Infuriated by tough new UN sanctions, Pyongyang vowed earlier on Friday to abolish unilaterally all non-aggression pacts with South Korea in a latest installment of vitriolic attacks on Washington and Seoul this week.
“This kind of provocative rhetoric, these kinds of actions are just not going to improve conditions for the North Korean people,” US State Department spokesperson Victoria Nuland told reporters in Washington.
“They’re just going to increase tensions and it’s extremely regrettable,” she said.
Nuland also defended the new sanctions against N. Korea as they apply direct pressure on “those in the D.P.R.K. system who are taking the country in the wrong direction.”
The fourth set of UN sanctions, which was adopted on Thursday, is aimed at curbing the activities of North Korean institutions and individuals suspected of funneling money to the communist regime's nuclear and missile programs.
“If we don’t, as an international community, meet these provocations firmly, then we’re just giving license for the will of the UN Security Council to be flouted. We’ve got to be firm,” Nuland said.

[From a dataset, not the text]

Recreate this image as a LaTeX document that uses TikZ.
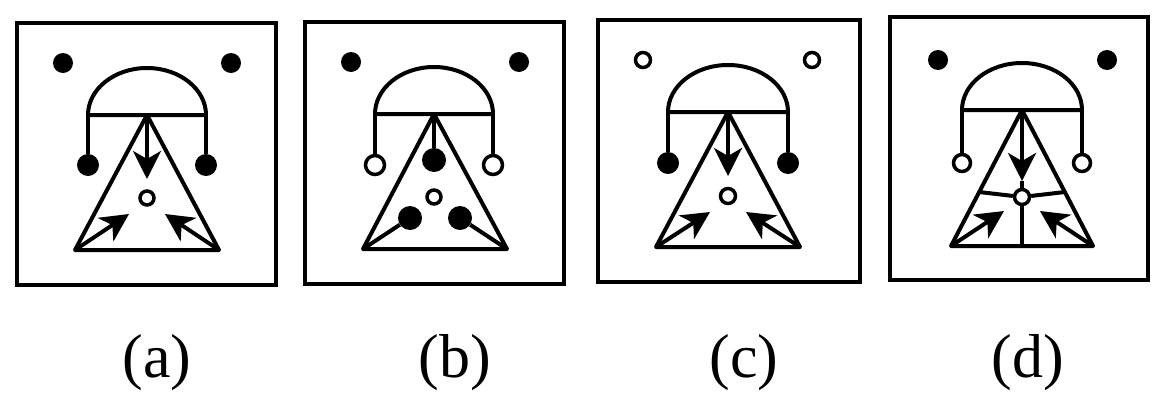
\documentclass[tikz,border=0pt]{standalone}
\usepackage{fontspec}
\setmainfont{Liberation Serif}
\usepackage{tikz}
\usetikzlibrary{arrows.meta,positioning}

\begin{document}
\begin{tikzpicture}[x=1pt,y=-1pt,
    frame/.style={line width=4.5pt},
    fig/.style={line width=4pt, line join=round},
    arr/.style={-{Stealth[length=28pt,width=28pt,inset=8pt]}},
    dot/.style={circle, fill, inner sep=0pt, minimum size=20pt},
    ring/.style={circle, draw, fill=white, line width=3.5pt, inner sep=0pt, minimum size=17pt},
    lab/.style={anchor=base, font=\fontsize{62}{66}\selectfont}]
      \useasboundingbox (0,0) rectangle (1153,394);
      % (a)
      \begin{scope}[shift={(17,23)}]
      \draw[frame] (0,0) rectangle (259,262);
      \node[dot] at (46,40) (a-tl) {};
      \node[dot] at (214,40) (a-tr) {};
      \coordinate (a-dl) at (71,92);
      \coordinate (a-dr) at (189,92);
      \coordinate (a-top) at (130,92);
      \coordinate (a-bl) at (58,227);
      \coordinate (a-br) at (202,227);
      \coordinate (a-tip) at (130,156);
      \coordinate (a-al) at (112,191);
      \coordinate (a-ar) at (148,191);
      \node[dot, minimum size=22pt] at (71,142) (a-hl) {};
      \node[dot, minimum size=22pt] at (189,142) (a-hr) {};
      \node[ring, minimum size=14pt] at (130,175) (a-mid) {};
      \draw[fig] (a-dl) arc[start angle=180, end angle=0, x radius=59pt, y radius=47pt] -- cycle;
      \draw[fig] (a-dl) -- (a-hl);
      \draw[fig] (a-dr) -- (a-hr);
      \draw[fig] (a-top) -- (a-bl) -- (a-br) -- cycle;
      \draw[fig,arr] (a-top) -- (a-tip);
      \draw[fig,arr] (a-bl) -- (a-al);
      \draw[fig,arr] (a-br) -- (a-ar);
      \end{scope}
      % (b)
      \begin{scope}[shift={(305,22)}]
      \draw[frame] (0,0) rectangle (259,262);
      \node[dot] at (46,40) (b-tl) {};
      \node[dot] at (214,40) (b-tr) {};
      \coordinate (b-dl) at (70,92);
      \coordinate (b-dr) at (188,92);
      \coordinate (b-top) at (129,92);
      \coordinate (b-bl) at (58,227);
      \coordinate (b-br) at (202,227);
      \node[ring, minimum size=19pt] at (70,143) (b-hl) {};
      \node[ring, minimum size=19pt] at (188,143) (b-hr) {};
      \node[dot, minimum size=24pt] at (129,138) (b-dt) {};
      \node[dot, minimum size=24pt] at (105,196) (b-dl2) {};
      \node[dot, minimum size=24pt] at (155,196) (b-dr2) {};
      \node[ring, minimum size=14pt] at (129,175) (b-mid) {};
      \draw[fig] (b-dl) arc[start angle=180, end angle=0, x radius=59pt, y radius=47pt] -- cycle;
      \draw[fig] (b-dl) -- (b-hl);
      \draw[fig] (b-dr) -- (b-hr);
      \draw[fig] (b-top) -- (b-bl) -- (b-br) -- cycle;
      \draw[fig] (b-top) -- (b-dt);
      \draw[fig] (b-bl) -- (b-dl2);
      \draw[fig] (b-br) -- (b-dr2);
      \end{scope}
      % (c)
      \begin{scope}[shift={(598,20)}]
      \draw[frame] (0,0) rectangle (262,262);
      \node[ring, minimum size=15pt] at (45,40) (c-tl) {};
      \node[ring, minimum size=15pt] at (214,40) (c-tr) {};
      \coordinate (c-dl) at (70,92);
      \coordinate (c-dr) at (190,92);
      \coordinate (c-top) at (130,92);
      \coordinate (c-bl) at (58,227);
      \coordinate (c-br) at (202,227);
      \coordinate (c-tip) at (130,156);
      \coordinate (c-al) at (112,192);
      \coordinate (c-ar) at (148,192);
      \node[dot, minimum size=22pt] at (70,143) (c-hl) {};
      \node[dot, minimum size=22pt] at (190,143) (c-hr) {};
      \node[ring, minimum size=15pt] at (130,176) (c-mid) {};
      \draw[fig] (c-dl) arc[start angle=180, end angle=0, x radius=60pt, y radius=47pt] -- cycle;
      \draw[fig] (c-dl) -- (c-hl);
      \draw[fig] (c-dr) -- (c-hr);
      \draw[fig] (c-top) -- (c-bl) -- (c-br) -- cycle;
      \draw[fig,arr] (c-top) -- (c-tip);
      \draw[fig,arr] (c-bl) -- (c-al);
      \draw[fig,arr] (c-br) -- (c-ar);
      \end{scope}
      % (d)
      \begin{scope}[shift={(890,17)}]
      \draw[frame] (0,0) rectangle (258,263);
      \node[dot] at (48,43) (d-tl) {};
      \node[dot] at (217,43) (d-tr) {};
      \coordinate (d-dl) at (72,93);
      \coordinate (d-dr) at (192,93);
      \coordinate (d-top) at (132,93);
      \coordinate (d-bl) at (61,229);
      \coordinate (d-br) at (203,229);
      \coordinate (d-tip) at (132,164);
      \coordinate (d-ml) at (89,175);
      \coordinate (d-mr) at (175,175);
      \coordinate (d-mb) at (132,229);
      \coordinate (d-al) at (114,194);
      \coordinate (d-ar) at (150,194);
      \node[ring] at (72,146) (d-hl) {};
      \node[ring] at (192,146) (d-hr) {};
      \node[ring, minimum size=15pt] at (132,180) (d-mid) {};
      \draw[fig] (d-dl) arc[start angle=180, end angle=0, x radius=60pt, y radius=47pt] -- cycle;
      \draw[fig] (d-dl) -- (d-hl);
      \draw[fig] (d-dr) -- (d-hr);
      \draw[fig] (d-top) -- (d-bl) -- (d-br) -- cycle;
      \draw[fig] (d-tip) -- (d-mid);
      \draw[fig] (d-mid) -- (d-ml);
      \draw[fig] (d-mid) -- (d-mr);
      \draw[fig] (d-mid) -- (d-mb);
      \draw[fig,arr] (d-top) -- (d-tip);
      \draw[fig,arr] (d-bl) -- (d-al);
      \draw[fig,arr] (d-br) -- (d-ar);
      \end{scope}
      % labels
      \node[lab] at (157,377) (lab-a) {(a)};
      \node[lab] at (455,377) (lab-b) {(b)};
      \node[lab] at (744,377) (lab-c) {(c)};
      \node[lab] at (1028,377) (lab-d) {(d)};
      \end{tikzpicture}
\end{document}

The North's threats on Friday followed the statements it had made earlier this week, promising to scrap the armistice agreement that ended the Korean War in 1953, and threatening “pre-emptive” nuclear strikes on the United States and South Korea.
The White House immediately responded that “the United States is fully capable of defending against any North Korean ballistic missile attack,” even though most US experts do not believe Pyongyang has the technological capacity to carry out a nuclear attack on Washington.